Anyway, the Stevie Wonder video I bookmarked was this:

http://www.youtube.com/watch?v=dSC29xl6hno

... but maybe I should’ve just bookmarked this:

http://www.youtube.com/results?
  search_query=stevie+wonder+superstition+sesame+street&search_type=

... which, of course, isn’t one specific video record, it’s a search page. This is less convenient for whoever follows that link, of course: You have to click at least twice to get to a video that can be watched. But it’s more resilient. An individual video can be taken down, but YouTube will probably always have the same video up at a different location.

Such an approach rankles my inner perfectionist, since this screws with the tidy notion that a URI will describe one discrete thing in the world, for some sensible definition of “thing”. Different URIs reduce the sharing aspects of del.icio.us, and make it harder to do a Google Blog Search to see who else is blogging about this video. And two different video records of the same Stevie Wonder performance will have different comments, ratings, and video responses.

But do such things really matter anyway? I almost never read YouTube comments, because all they do is make me depressed about society. And who cares if two different URIs can be used to watch the same video? Whoever followed the link got to watch the video, which is what matters.

In the long term, this approach would rely on YouTube to stay in business for a while, which is likely—but also you’d have to hope that YouTube never changes the URI or arguments of its search page. That’s less likely, because who ever links to a YouTube search page?

In the more general case, it’s hard to imagine doing this in a way that will truly stand the test of time. Say your friend writes something funny about “Iron Man” on her blog and you link to it with a search … are you going to assume she’s going to keep that domain up forever? And what search terms are you going to use to uniquely link to that entry, and only that entry?

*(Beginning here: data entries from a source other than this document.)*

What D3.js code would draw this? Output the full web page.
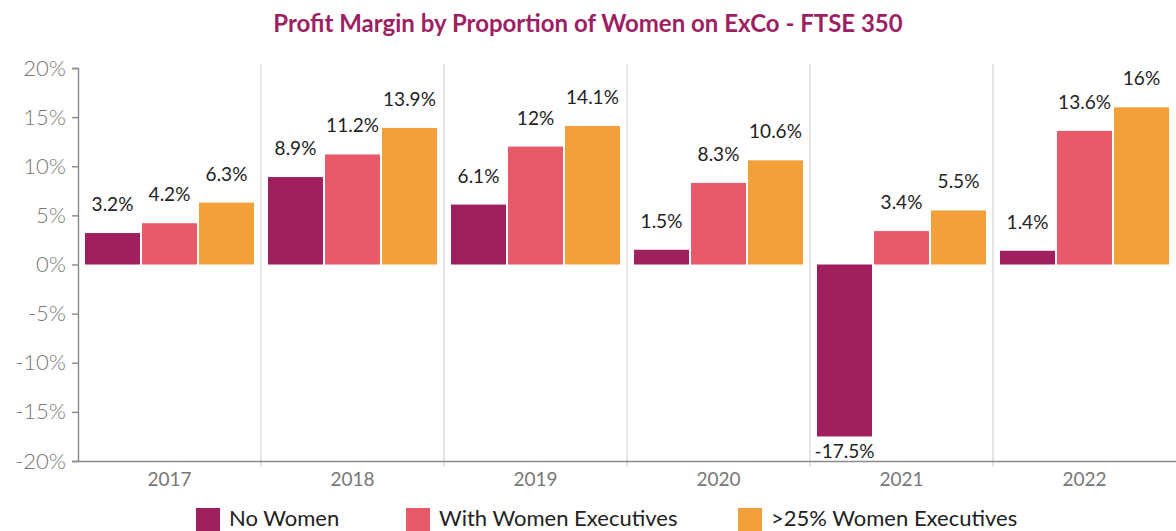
<!DOCTYPE html>
<html><head><meta charset="utf-8">
<script src="https://cdn.jsdelivr.net/npm/d3@7"></script>
<style>body{margin:0;background:#fff;}svg{display:block;}</style>
</head><body><svg id="c" width="1176" height="531"></svg>
<script>
const years = ["2017","2018","2019","2020","2021","2022"];
const seriesNames = ["No Women","With Women Executives",">25% Women Executives"];
const noWomen = [3.2, 8.9, 6.1, 1.5, -17.5, 1.4];
const withWomen = [4.2, 11.2, 12, 8.3, 3.4, 13.6];
const over25 = [6.3, 13.9, 14.1, 10.6, 5.5, 16];
const yTicks = [-20,-15,-10,-5,0,5,10,15,20];
const colors = ["#a01f5e","#e85a6a","#f2a03a"];

const svg = d3.select("#c");
const W = 1176, H = 531;
const m = {left:78, right:0, top:68, bottom:70};
const x = d3.scaleBand().domain(years).range([m.left, W]).padding(0);
const y = d3.scaleLinear().domain([-20,20]).range([461, 68]);
const inner = d3.scaleBand().domain([0,1,2]).range([7, x.bandwidth()-7]).paddingInner(0.035);
const series = [noWomen, withWomen, over25];
const FF = "Lato, 'Open Sans', sans-serif";

svg.append("text").attr("x", 588).attr("y", 32).attr("text-anchor","middle")
  .attr("font-family",FF).attr("font-weight","bold")
  .attr("font-size", 24).attr("fill","#9e1f63")
  .text("Profit Margin by Proportion of Women on ExCo - FTSE 350");

// vertical gridlines between categories
svg.append("g").selectAll("line").data(years.slice(1)).join("line")
  .attr("x1", d => x(d)).attr("x2", d => x(d))
  .attr("y1", 64).attr("y2", 467)
  .attr("stroke","#d4d4d4").attr("stroke-width",1.2);

// y axis
const ya = svg.append("g").attr("transform",`translate(${m.left},0)`)
  .call(d3.axisLeft(y).tickValues(yTicks).tickFormat(d => d + "%").tickSize(6).tickPadding(6));
ya.select(".domain").attr("stroke","#8a8a8a").attr("stroke-width",1.4);
ya.selectAll(".tick line").attr("stroke","#8a8a8a").attr("stroke-width",1.4);
ya.selectAll(".tick text").attr("font-family",FF).attr("font-size",22).attr("font-weight",300).attr("fill","#777");

// x axis
const xa = svg.append("g").attr("transform",`translate(0,${y(-20)})`)
  .call(d3.axisBottom(x).tickSize(0).tickPadding(12));
xa.select(".domain").attr("stroke","#8a8a8a").attr("stroke-width",1.6);
xa.selectAll(".tick text").attr("font-family",FF).attr("font-size",19).attr("fill","#777");

// bars
series.forEach((vals, si) => {
  const g = svg.append("g");
  g.selectAll("rect").data(vals).join("rect")
    .attr("x", (d,i) => x(years[i]) + inner(si))
    .attr("width", inner.bandwidth())
    .attr("y", d => y(Math.max(0,d)))
    .attr("height", d => Math.abs(y(d) - y(0)))
    .attr("fill", colors[si]);
  g.selectAll("text").data(vals).join("text")
    .attr("x", (d,i) => x(years[i]) + inner(si) + inner.bandwidth()/2)
    .attr("y", d => d >= 0 ? y(d) - 22 : y(d) + 22)
    .attr("text-anchor","middle")
    .attr("font-family",FF).attr("font-size",19).attr("fill","#222")
    .text(d => d + "%");
});

// legend
const legX = [196, 406, 738];
const lg = svg.append("g");
seriesNames.forEach((n, i) => {
  lg.append("rect").attr("x", legX[i]).attr("y", 508).attr("width", 24).attr("height", 23).attr("fill", colors[i]);
  lg.append("text").attr("x", legX[i] + 33).attr("y", 526)
    .attr("font-family",FF).attr("font-size",22).attr("fill","#222").text(n);
});
</script></body></html>
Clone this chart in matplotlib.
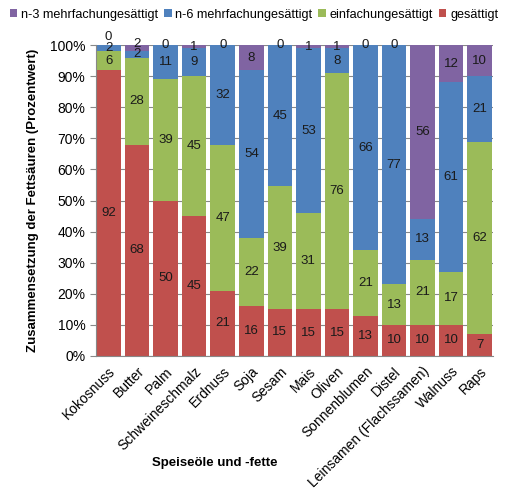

Linking strategies notwithstanding, I wonder about the word “rot”, which carries a negative connotation in general usage that doesn’t correspond with what we know about how ecosystems work. When a bird dies and falls to the forest floor, it doesn’t go to waste—its body is soon covered by scavengers like grubs that feed on rotting flesh, converting one form of biomass to another. This is bad news for the bird, but good news for the forest. Ecosystems don’t waste energy, they just keep it circulating in a panoply of forms.

So, at the risk of overusing a metaphor, we have a web full of linkrot. Can we build anything that can feeds on it? Say, a Firefox plugin that auto-suggests destinations when you follow a broken link? After all, there are countless dead links out there, waiting to be harvested.